Hydrodynamics of ships and submarines

Water's high density means drag forces on marine vessels are enormous compared to air vehicles at similar speeds.

  • Wave-making resistance often dominates for surface ships, so hull form optimization (bulbous bows, slender waterplane shapes) is critical.
  • Air lubrication systems inject a thin layer of air bubbles under the hull to reduce skin friction, achieving drag reductions of 5-10% on some commercial vessels.
  • Submarines, fully submerged, avoid wave-making drag entirely. Their design focuses on minimizing form drag through streamlined hull shapes and reducing friction drag with smooth coatings.

Pipeline and valve design considerations

For internal flows in pipelines, drag manifests as pressure losses that must be overcome by pumps or compressors.

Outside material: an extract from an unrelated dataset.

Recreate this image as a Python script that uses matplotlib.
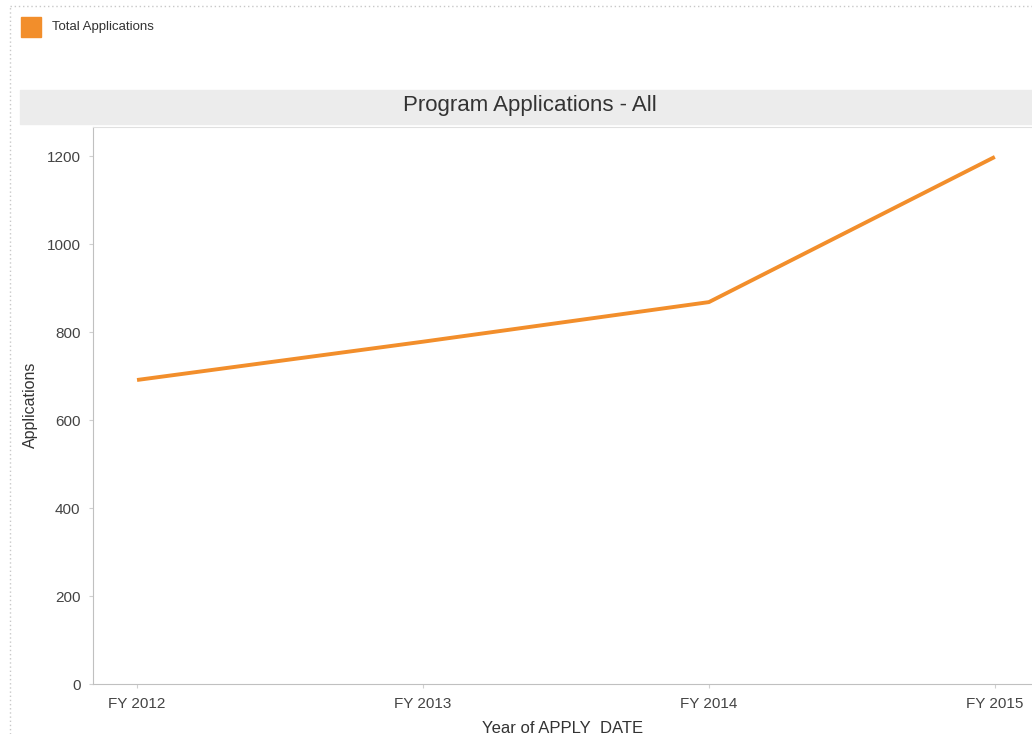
import matplotlib.pyplot as plt
from matplotlib.patches import Rectangle
from matplotlib.lines import Line2D

years = ['FY 2012', 'FY 2013', 'FY 2014', 'FY 2015']
applications = [691, 778, 868, 1198]
yticks = [0, 200, 400, 600, 800, 1000, 1200]

plt.rcParams['font.family'] = ['Liberation Sans', 'DejaVu Sans']

fig = plt.figure(figsize=(10.32, 7.34), dpi=100)
fig.patch.set_facecolor('white')

# dotted outer border (top and left)
fig.add_artist(Line2D([10/1032, 1], [1 - 6/734, 1 - 6/734], color='#c8c8c8', lw=1, ls=(0, (1, 2))))
fig.add_artist(Line2D([10/1032, 10/1032], [0, 1 - 6/734], color='#c8c8c8', lw=1, ls=(0, (1, 2))))

# legend
fig.add_artist(Rectangle((21/1032, 1 - 37/734), 20/1032, 20/734, color='#f28e2b', transform=fig.transFigure))
fig.text(52/1032, 1 - 27/734, 'Total Applications', fontsize=9.5, color='#333333', va='center')

# title band
fig.add_artist(Rectangle((20/1032, 1 - 124/734), 1 - 20/1032, 34/734, color='#ececec',
                         transform=fig.transFigure))
fig.text(530/1032, 1 - 106/734, 'Program Applications - All', fontsize=16, color='#333333',
         ha='center', va='center')

ax = fig.add_axes([93/1032, 50/734, 1 - 93/1032, (684 - 127)/734])
x = range(len(years))
ax.plot(x, applications, color='#f28e2b', lw=2.8, solid_capstyle='butt')

ax.set_xlim(-0.154, 3.13)
ax.set_ylim(0, 1266)
ax.set_xticks(list(x))
ax.set_xticklabels(years, fontsize=11, color='#444444')
ax.set_yticks(yticks)
ax.set_yticklabels([str(v) for v in yticks], fontsize=11, color='#444444')
ax.tick_params(axis='both', length=3, color='#d0d0d0', pad=6)
ax.spines['right'].set_visible(False)
ax.spines['top'].set_color('#e0e0e0')
ax.spines['left'].set_color('#c0c0c0')
ax.spines['bottom'].set_color('#c0c0c0')

fig.text(30/1032, 1 - 405/734, 'Applications', rotation=90, fontsize=11.5, color='#333333',
         ha='center', va='center')
fig.text(563/1032, 1 - 728/734, 'Year of APPLY_DATE', fontsize=12, color='#333333',
         ha='center', va='center')

fig.savefig('out.png', dpi=100)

  • Smooth, corrosion-resistant pipe materials (lined steel, HDPE) reduce friction losses.
  • Pipe diameter selection involves a trade-off: larger pipes reduce flow velocity and friction losses but cost more to install. Engineers optimize diameter to minimize total lifecycle cost (pumping energy plus capital).
  • Valve selection matters because different valve types (ball, gate, butterfly) have very different flow resistance characteristics. Low-loss valve designs reduce pressure drop and improve system efficiency.